The Winners: Seven News was tops with 1.670 million, from Today Tonight with 1.628 million and the fresh episode of Two And A Half Men on 1.521 million at 7.30pm for Nine. That was followed in 4th place by the 7pm repeat of Two and a Half Men with 1.345 million. The returning first episode of City Homicide averaged 1.321 million at 7.30pm for Seven and Home and Away was 6th with 1.286 million people. The one off look at Barack Obama’s Air Force One averaged 1.261 million for Seven at 7.30pm and Nine News was 8th with 1.237 million, just in front of A Current Affair with 1.231 million people. Australian Story averaged a very solid 1.204 million. The 9.30pm episode of City Homicide averaged 1.142 million for Seven and 11th spot, while the second episode of Farmer wants a Wife on Nine at 8.30pm averaged 1.125 million. 13th was the 7pm ABC News with 1.114 million and Good News Week on Ten around 8.30pm averaged 1.004 million for the last slot in the most watched millionaires list.
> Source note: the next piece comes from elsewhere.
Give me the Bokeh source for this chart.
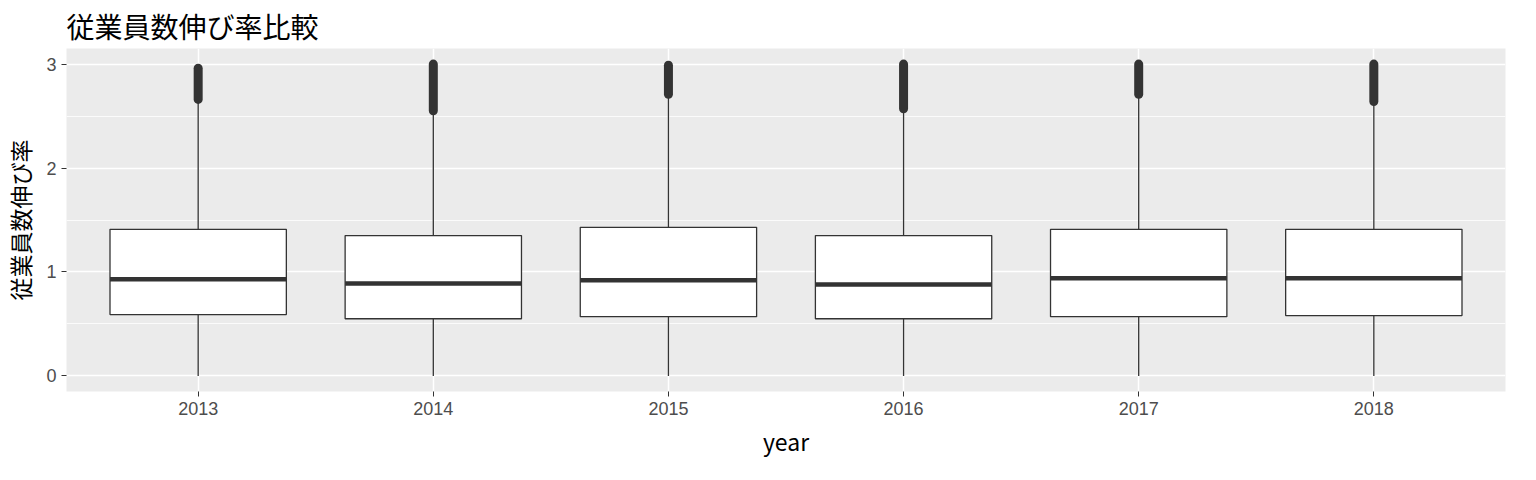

The Losers: Farmer wants a Wife averaged a solid 1.125 million, but there’s a slightly tacky feel to the program. After three series, it is still the same, everyone knows their roles, what they have to say, where they have to stand, how they are going to act on camera. In short it’s lost its freshness and is looking like any other TV dating show, which I suppose it always has been.

Are You Smarter than a 5th Grader, 914,000 at 7.30pm on Ten. It’s still what it always was, contrived. I think the audience is getting on to that fact a bit earlier in this series than in previous ones. Drop Dead Diva on Nine at 9.30pm, 582,000 in only Sydney, Melbourne and Brisbane. The WIN stations in Adelaide and Perth showed a repeat of The Mentalist.

News & CA: Seven News again won nationally and in every market but Melbourne. Today Tonight won everywhere and nationally. The 7pm ABC News in Sydney with 363,000 viewers had more viewers than either Nine News with 321,000 and ACA with 316,000 in the city. Seven News was clearly on top with 451,000. The 7.30 Report averages 882,000 and Kerry’s interview with Opposition leader, Malcolm Turnbull was great theatre. Lateline averaged 268,000, Lateline Business, 138,000. Ten News averaged 960,000, the late News/Sports Tonight, 241,000. SBS News at 6.30pm, 196,000, the 9.30pm edition, 158,000. 7am Sunrise, 430,000, 7am Today, 335,000.

The Stats: Seven won with a 6pm to midnight All People share of 29.7% (30.1% a week ago), from Nine with 26.2% (27.4%), Ten on 19.7% (19.5%), the ABC with 18.3% (17.5%) and SBS with 6.0% (unchanged). Seven won everywhere bar Melbourne, where Nine got up thanks to Two and a Half Men from 7pm to 8pm. Seven leads the week 27.5% to Nine on 25.5%. Ten is on 22.2%, but will finish third. In regional areas Prime/7Qld won with 28.4% from WIN/NBN with 27.8%, Southern Cross (Ten) with 19.7%, the ABC was on 17.0% and SBS was on 7.1%.

Glenn Dyer’s comments: Didn’t anyone at SBS remember to recode its evening line up or tell OzTAM of the new programs now that the Fourth Ashes Test had finished earlier?

Interestingly, apart from Seven News in Sydney with 451,000 and TT with 452,000, the only other program over 400,000 viewers in the city last night was the good report on Australian Story, which averaged 436,000.

TONIGHT: The three episodes of Two and a Half Men won’t do anywhere near as well as they did last night. Seven has Packed To The Rafters, SBS starts repeating the doco, Wall Street Meltdown. Ten has Talkin’ ‘Bout Your Generation. The ABC has Foreign Correspondent at 8pm and the Tony Robinson series On Crime and Punishment starting at 8.30pm.